Instruction: Retype, word for word, the lines between the ones holding "Write a Python" and "leg.get_frame().set_linewidth(0.8)", inclusive; pictures stay out of the copy.

Stored records
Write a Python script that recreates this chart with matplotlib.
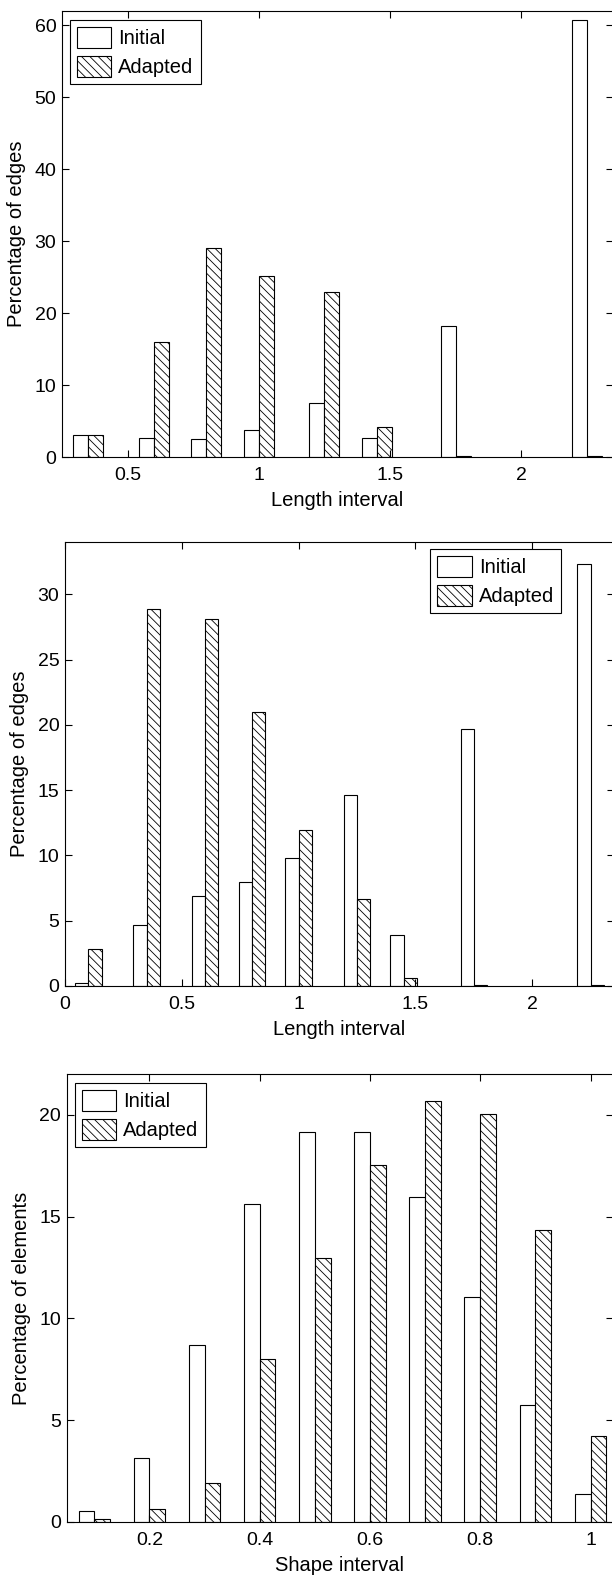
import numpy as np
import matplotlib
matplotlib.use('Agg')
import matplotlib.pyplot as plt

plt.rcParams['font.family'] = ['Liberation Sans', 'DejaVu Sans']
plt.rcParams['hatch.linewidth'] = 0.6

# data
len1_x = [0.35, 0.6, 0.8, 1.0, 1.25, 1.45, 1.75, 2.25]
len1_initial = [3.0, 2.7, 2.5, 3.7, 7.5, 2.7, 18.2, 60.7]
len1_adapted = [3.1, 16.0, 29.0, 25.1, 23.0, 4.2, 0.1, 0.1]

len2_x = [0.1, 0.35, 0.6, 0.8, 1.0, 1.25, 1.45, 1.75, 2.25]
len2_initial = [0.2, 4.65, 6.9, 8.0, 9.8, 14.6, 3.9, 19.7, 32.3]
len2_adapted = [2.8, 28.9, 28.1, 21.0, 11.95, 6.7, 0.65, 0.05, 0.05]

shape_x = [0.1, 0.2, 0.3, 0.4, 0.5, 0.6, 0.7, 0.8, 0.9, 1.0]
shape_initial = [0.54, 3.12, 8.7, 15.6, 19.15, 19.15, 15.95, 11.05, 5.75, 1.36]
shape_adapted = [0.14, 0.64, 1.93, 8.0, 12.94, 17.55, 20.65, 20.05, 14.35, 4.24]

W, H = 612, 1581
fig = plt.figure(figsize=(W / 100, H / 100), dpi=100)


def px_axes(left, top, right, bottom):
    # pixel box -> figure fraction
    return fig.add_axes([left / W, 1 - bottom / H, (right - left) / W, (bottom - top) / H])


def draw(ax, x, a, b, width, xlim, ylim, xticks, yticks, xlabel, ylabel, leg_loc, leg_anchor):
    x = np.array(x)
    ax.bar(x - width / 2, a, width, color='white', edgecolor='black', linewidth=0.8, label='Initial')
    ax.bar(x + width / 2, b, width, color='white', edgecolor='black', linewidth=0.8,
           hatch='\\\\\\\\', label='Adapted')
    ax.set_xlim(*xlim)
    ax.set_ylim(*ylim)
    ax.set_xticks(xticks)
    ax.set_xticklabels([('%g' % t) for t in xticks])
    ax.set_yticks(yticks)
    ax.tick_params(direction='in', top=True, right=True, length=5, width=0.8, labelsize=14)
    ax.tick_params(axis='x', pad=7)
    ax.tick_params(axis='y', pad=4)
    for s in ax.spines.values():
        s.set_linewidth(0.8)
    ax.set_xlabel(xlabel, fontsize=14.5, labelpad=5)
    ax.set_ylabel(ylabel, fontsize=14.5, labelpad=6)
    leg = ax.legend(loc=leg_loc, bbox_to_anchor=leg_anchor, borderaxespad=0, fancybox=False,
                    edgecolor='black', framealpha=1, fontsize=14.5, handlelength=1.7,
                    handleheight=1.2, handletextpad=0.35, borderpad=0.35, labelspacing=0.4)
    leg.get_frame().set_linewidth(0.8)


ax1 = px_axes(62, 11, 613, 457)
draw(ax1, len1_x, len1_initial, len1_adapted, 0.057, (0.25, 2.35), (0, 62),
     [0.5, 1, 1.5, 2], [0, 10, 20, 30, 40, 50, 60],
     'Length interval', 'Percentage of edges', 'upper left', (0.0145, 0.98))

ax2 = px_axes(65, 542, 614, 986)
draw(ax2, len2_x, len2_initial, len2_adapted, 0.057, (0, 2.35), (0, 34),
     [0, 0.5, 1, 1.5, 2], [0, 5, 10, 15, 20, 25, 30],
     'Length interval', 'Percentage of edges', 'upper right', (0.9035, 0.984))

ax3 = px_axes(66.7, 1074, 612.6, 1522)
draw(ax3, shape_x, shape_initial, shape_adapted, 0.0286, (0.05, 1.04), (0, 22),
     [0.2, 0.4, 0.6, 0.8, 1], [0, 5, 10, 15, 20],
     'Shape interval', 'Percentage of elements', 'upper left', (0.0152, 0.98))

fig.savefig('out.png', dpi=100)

==

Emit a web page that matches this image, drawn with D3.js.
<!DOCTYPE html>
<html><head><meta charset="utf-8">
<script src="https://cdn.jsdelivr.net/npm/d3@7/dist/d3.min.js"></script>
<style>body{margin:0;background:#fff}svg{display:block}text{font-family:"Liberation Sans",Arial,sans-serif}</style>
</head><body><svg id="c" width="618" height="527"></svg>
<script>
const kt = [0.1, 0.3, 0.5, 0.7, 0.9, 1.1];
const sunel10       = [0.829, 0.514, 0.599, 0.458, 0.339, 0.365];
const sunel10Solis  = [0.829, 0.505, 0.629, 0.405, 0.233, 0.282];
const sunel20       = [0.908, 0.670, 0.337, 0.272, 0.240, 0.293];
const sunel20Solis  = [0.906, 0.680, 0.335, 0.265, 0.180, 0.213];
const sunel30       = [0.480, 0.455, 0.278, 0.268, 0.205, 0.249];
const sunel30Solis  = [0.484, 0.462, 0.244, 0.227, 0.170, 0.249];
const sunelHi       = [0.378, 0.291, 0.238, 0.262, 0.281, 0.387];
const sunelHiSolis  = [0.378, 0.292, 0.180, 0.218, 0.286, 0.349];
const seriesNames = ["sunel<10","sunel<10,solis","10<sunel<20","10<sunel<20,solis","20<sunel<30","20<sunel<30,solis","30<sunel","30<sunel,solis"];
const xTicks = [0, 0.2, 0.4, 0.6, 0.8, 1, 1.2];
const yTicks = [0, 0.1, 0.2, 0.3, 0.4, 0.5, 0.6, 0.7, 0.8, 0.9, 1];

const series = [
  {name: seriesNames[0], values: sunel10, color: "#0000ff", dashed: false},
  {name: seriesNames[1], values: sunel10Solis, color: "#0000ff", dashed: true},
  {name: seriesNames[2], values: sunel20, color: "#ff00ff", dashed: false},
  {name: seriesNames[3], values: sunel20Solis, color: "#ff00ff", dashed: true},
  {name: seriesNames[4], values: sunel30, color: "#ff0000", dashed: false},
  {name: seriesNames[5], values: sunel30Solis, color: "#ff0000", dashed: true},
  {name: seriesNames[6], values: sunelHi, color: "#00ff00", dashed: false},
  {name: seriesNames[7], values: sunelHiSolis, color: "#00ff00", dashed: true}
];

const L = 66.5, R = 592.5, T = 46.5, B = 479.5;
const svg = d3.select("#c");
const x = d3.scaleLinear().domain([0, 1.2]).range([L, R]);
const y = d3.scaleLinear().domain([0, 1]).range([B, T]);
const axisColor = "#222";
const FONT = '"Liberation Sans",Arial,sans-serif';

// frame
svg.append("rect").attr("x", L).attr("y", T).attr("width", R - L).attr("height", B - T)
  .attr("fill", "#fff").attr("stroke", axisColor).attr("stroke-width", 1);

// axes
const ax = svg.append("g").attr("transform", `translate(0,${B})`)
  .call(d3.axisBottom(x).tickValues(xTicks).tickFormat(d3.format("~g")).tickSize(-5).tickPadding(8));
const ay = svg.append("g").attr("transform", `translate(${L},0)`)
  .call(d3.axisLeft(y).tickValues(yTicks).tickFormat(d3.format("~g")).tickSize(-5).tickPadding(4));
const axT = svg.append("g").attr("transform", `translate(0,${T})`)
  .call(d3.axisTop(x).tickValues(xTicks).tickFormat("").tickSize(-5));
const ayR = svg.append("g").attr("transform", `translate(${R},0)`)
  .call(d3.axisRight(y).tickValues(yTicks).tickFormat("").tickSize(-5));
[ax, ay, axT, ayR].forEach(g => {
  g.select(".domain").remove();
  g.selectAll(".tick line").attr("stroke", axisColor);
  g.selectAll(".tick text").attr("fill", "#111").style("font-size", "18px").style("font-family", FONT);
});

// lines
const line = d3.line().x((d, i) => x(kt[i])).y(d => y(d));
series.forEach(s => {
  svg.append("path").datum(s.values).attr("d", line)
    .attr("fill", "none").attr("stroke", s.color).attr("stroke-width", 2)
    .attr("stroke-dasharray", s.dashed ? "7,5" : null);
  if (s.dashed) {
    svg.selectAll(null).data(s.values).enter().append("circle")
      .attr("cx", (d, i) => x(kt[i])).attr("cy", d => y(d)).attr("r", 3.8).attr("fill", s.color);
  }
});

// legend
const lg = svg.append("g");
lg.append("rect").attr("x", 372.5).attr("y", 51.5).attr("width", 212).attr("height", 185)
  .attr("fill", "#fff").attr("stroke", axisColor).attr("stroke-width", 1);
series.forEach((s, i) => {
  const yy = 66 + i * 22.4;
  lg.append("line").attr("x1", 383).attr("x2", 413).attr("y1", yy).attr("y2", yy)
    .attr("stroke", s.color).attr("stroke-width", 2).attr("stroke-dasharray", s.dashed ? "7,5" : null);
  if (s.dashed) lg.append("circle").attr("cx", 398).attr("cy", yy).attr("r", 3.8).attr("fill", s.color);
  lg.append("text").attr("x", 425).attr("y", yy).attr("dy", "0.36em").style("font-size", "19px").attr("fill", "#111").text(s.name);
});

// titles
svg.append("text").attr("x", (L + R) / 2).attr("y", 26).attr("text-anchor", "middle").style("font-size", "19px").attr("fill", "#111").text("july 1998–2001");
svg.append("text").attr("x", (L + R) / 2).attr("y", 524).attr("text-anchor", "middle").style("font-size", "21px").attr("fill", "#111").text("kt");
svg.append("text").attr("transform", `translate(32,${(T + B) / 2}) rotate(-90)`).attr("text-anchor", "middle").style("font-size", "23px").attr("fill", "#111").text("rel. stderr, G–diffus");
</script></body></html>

Solution for this exercise:
Write a Python script that recreates this chart with matplotlib.
import numpy as np
import matplotlib
matplotlib.use('Agg')
import matplotlib.pyplot as plt

plt.rcParams['font.family'] = ['Liberation Sans', 'DejaVu Sans']
plt.rcParams['hatch.linewidth'] = 0.6

# data
len1_x = [0.35, 0.6, 0.8, 1.0, 1.25, 1.45, 1.75, 2.25]
len1_initial = [3.0, 2.7, 2.5, 3.7, 7.5, 2.7, 18.2, 60.7]
len1_adapted = [3.1, 16.0, 29.0, 25.1, 23.0, 4.2, 0.1, 0.1]

len2_x = [0.1, 0.35, 0.6, 0.8, 1.0, 1.25, 1.45, 1.75, 2.25]
len2_initial = [0.2, 4.65, 6.9, 8.0, 9.8, 14.6, 3.9, 19.7, 32.3]
len2_adapted = [2.8, 28.9, 28.1, 21.0, 11.95, 6.7, 0.65, 0.05, 0.05]

shape_x = [0.1, 0.2, 0.3, 0.4, 0.5, 0.6, 0.7, 0.8, 0.9, 1.0]
shape_initial = [0.54, 3.12, 8.7, 15.6, 19.15, 19.15, 15.95, 11.05, 5.75, 1.36]
shape_adapted = [0.14, 0.64, 1.93, 8.0, 12.94, 17.55, 20.65, 20.05, 14.35, 4.24]

W, H = 612, 1581
fig = plt.figure(figsize=(W / 100, H / 100), dpi=100)


def px_axes(left, top, right, bottom):
    # pixel box -> figure fraction
    return fig.add_axes([left / W, 1 - bottom / H, (right - left) / W, (bottom - top) / H])


def draw(ax, x, a, b, width, xlim, ylim, xticks, yticks, xlabel, ylabel, leg_loc, leg_anchor):
    x = np.array(x)
    ax.bar(x - width / 2, a, width, color='white', edgecolor='black', linewidth=0.8, label='Initial')
    ax.bar(x + width / 2, b, width, color='white', edgecolor='black', linewidth=0.8,
           hatch='\\\\\\\\', label='Adapted')
    ax.set_xlim(*xlim)
    ax.set_ylim(*ylim)
    ax.set_xticks(xticks)
    ax.set_xticklabels([('%g' % t) for t in xticks])
    ax.set_yticks(yticks)
    ax.tick_params(direction='in', top=True, right=True, length=5, width=0.8, labelsize=14)
    ax.tick_params(axis='x', pad=7)
    ax.tick_params(axis='y', pad=4)
    for s in ax.spines.values():
        s.set_linewidth(0.8)
    ax.set_xlabel(xlabel, fontsize=14.5, labelpad=5)
    ax.set_ylabel(ylabel, fontsize=14.5, labelpad=6)
    leg = ax.legend(loc=leg_loc, bbox_to_anchor=leg_anchor, borderaxespad=0, fancybox=False,
                    edgecolor='black', framealpha=1, fontsize=14.5, handlelength=1.7,
                    handleheight=1.2, handletextpad=0.35, borderpad=0.35, labelspacing=0.4)
    leg.get_frame().set_linewidth(0.8)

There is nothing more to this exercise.